## START Supplied information

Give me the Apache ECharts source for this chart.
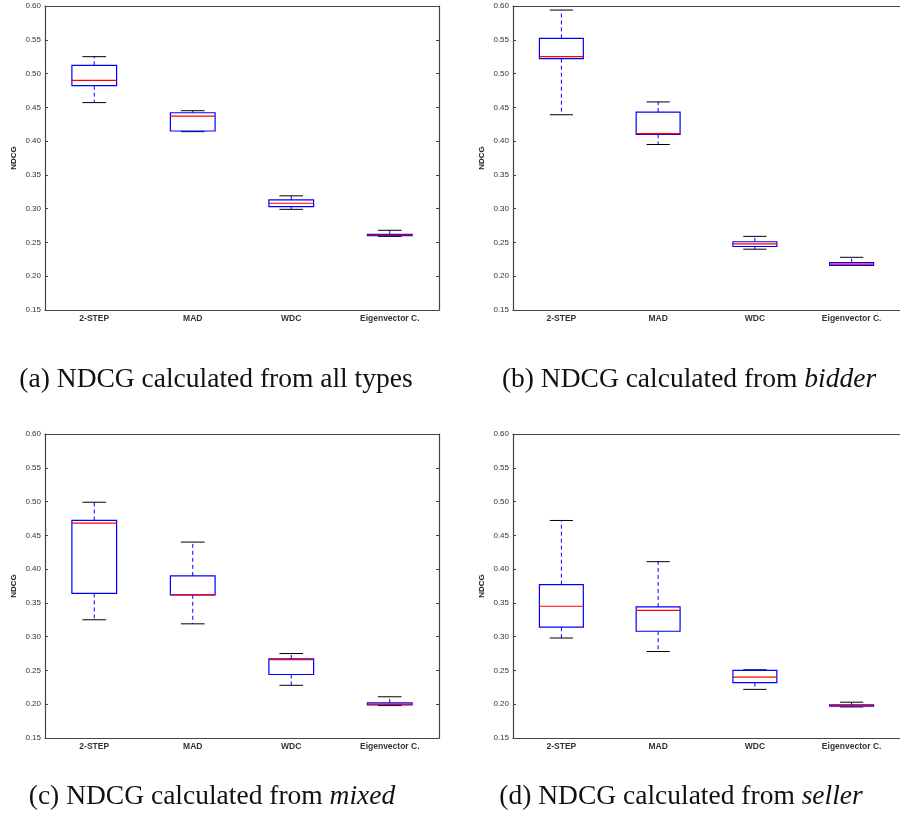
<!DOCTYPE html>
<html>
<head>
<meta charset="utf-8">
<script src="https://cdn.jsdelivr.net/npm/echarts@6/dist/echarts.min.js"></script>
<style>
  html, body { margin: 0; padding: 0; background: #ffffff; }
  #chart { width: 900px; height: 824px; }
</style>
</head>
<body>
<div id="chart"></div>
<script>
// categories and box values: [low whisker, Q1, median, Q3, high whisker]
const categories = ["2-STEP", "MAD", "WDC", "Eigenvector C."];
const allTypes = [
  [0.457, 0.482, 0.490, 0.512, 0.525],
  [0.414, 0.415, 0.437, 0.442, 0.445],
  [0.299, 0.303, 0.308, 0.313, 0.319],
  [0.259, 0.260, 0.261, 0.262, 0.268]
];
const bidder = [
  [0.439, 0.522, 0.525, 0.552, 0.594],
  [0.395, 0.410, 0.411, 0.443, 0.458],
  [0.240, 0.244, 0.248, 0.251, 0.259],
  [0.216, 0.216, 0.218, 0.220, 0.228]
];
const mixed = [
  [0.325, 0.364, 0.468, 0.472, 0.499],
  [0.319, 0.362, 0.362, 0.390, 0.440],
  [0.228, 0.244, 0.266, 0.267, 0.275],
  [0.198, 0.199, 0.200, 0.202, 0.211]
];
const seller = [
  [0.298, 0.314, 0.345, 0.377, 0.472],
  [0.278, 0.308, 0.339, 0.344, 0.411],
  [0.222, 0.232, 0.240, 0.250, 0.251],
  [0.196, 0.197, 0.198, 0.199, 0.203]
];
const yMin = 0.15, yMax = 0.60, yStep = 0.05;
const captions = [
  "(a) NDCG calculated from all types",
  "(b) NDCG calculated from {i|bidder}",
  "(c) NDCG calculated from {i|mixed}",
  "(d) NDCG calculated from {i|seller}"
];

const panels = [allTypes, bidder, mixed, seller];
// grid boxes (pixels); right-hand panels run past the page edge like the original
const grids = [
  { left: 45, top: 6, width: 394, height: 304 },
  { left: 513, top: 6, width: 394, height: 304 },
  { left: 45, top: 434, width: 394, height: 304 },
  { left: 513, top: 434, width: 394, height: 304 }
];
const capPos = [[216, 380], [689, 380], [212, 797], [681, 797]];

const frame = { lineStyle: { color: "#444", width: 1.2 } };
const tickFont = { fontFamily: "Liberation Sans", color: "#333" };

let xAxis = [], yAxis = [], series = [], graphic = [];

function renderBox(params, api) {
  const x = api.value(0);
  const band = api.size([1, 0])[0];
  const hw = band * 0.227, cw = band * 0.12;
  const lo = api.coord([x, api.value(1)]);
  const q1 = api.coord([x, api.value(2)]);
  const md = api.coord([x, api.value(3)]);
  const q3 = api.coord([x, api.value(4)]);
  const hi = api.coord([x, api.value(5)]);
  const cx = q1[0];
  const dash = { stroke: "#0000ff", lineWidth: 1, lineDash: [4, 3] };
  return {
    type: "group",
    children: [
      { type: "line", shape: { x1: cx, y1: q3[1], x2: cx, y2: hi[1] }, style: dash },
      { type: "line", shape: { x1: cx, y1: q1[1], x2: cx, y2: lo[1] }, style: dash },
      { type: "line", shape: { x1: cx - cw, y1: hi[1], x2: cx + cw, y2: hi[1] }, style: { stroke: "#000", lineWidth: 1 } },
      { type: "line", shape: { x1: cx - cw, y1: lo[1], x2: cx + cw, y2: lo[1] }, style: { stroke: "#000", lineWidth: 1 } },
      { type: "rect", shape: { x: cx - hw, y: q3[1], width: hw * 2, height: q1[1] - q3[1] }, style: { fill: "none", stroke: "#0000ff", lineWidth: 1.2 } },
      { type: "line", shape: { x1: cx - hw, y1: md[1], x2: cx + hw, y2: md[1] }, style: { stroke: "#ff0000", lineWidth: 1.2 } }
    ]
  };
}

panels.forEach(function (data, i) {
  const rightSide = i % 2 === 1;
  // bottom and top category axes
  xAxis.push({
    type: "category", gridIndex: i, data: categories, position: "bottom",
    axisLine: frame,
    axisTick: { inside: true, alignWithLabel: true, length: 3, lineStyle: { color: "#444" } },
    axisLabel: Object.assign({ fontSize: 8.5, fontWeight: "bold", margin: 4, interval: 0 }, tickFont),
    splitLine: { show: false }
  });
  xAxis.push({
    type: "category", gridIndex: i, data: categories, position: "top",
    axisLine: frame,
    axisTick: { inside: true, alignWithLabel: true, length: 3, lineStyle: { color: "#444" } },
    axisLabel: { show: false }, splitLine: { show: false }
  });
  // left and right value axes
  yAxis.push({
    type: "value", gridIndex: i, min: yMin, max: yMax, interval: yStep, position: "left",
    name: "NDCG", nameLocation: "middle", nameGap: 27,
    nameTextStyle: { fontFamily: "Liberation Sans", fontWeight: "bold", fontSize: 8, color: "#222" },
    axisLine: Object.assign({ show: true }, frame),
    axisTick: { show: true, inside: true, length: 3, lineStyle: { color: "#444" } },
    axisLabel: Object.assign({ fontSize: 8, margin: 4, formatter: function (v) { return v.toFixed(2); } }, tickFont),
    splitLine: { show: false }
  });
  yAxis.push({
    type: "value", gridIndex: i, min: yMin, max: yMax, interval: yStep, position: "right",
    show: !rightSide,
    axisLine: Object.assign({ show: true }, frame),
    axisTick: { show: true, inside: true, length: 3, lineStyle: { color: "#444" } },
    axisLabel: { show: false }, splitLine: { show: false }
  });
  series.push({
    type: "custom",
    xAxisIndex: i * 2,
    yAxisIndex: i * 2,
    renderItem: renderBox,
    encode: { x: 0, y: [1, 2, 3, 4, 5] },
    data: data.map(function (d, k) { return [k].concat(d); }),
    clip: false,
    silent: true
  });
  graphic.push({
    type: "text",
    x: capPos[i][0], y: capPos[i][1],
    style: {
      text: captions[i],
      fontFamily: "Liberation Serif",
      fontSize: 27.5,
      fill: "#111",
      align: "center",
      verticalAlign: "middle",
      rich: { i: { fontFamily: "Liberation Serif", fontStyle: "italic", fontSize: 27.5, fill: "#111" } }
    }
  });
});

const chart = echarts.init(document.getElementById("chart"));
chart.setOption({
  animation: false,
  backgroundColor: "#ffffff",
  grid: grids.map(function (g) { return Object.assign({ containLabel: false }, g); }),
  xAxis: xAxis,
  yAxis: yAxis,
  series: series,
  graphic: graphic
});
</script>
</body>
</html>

## END Supplied information

Instruction: Please restate the material above line by line, exactly, beginning at its first line and ending with the line that contains "const capPos = [[216, 380], [689, 380], [212, 797], [681, 797]];", without any pictures.

The output:
Give me the Apache ECharts source for this chart.
<!DOCTYPE html>
<html>
<head>
<meta charset="utf-8">
<script src="https://cdn.jsdelivr.net/npm/echarts@6/dist/echarts.min.js"></script>
<style>
  html, body { margin: 0; padding: 0; background: #ffffff; }
  #chart { width: 900px; height: 824px; }
</style>
</head>
<body>
<div id="chart"></div>
<script>
// categories and box values: [low whisker, Q1, median, Q3, high whisker]
const categories = ["2-STEP", "MAD", "WDC", "Eigenvector C."];
const allTypes = [
  [0.457, 0.482, 0.490, 0.512, 0.525],
  [0.414, 0.415, 0.437, 0.442, 0.445],
  [0.299, 0.303, 0.308, 0.313, 0.319],
  [0.259, 0.260, 0.261, 0.262, 0.268]
];
const bidder = [
  [0.439, 0.522, 0.525, 0.552, 0.594],
  [0.395, 0.410, 0.411, 0.443, 0.458],
  [0.240, 0.244, 0.248, 0.251, 0.259],
  [0.216, 0.216, 0.218, 0.220, 0.228]
];
const mixed = [
  [0.325, 0.364, 0.468, 0.472, 0.499],
  [0.319, 0.362, 0.362, 0.390, 0.440],
  [0.228, 0.244, 0.266, 0.267, 0.275],
  [0.198, 0.199, 0.200, 0.202, 0.211]
];
const seller = [
  [0.298, 0.314, 0.345, 0.377, 0.472],
  [0.278, 0.308, 0.339, 0.344, 0.411],
  [0.222, 0.232, 0.240, 0.250, 0.251],
  [0.196, 0.197, 0.198, 0.199, 0.203]
];
const yMin = 0.15, yMax = 0.60, yStep = 0.05;
const captions = [
  "(a) NDCG calculated from all types",
  "(b) NDCG calculated from {i|bidder}",
  "(c) NDCG calculated from {i|mixed}",
  "(d) NDCG calculated from {i|seller}"
];

const panels = [allTypes, bidder, mixed, seller];
// grid boxes (pixels); right-hand panels run past the page edge like the original
const grids = [
  { left: 45, top: 6, width: 394, height: 304 },
  { left: 513, top: 6, width: 394, height: 304 },
  { left: 45, top: 434, width: 394, height: 304 },
  { left: 513, top: 434, width: 394, height: 304 }
];
const capPos = [[216, 380], [689, 380], [212, 797], [681, 797]];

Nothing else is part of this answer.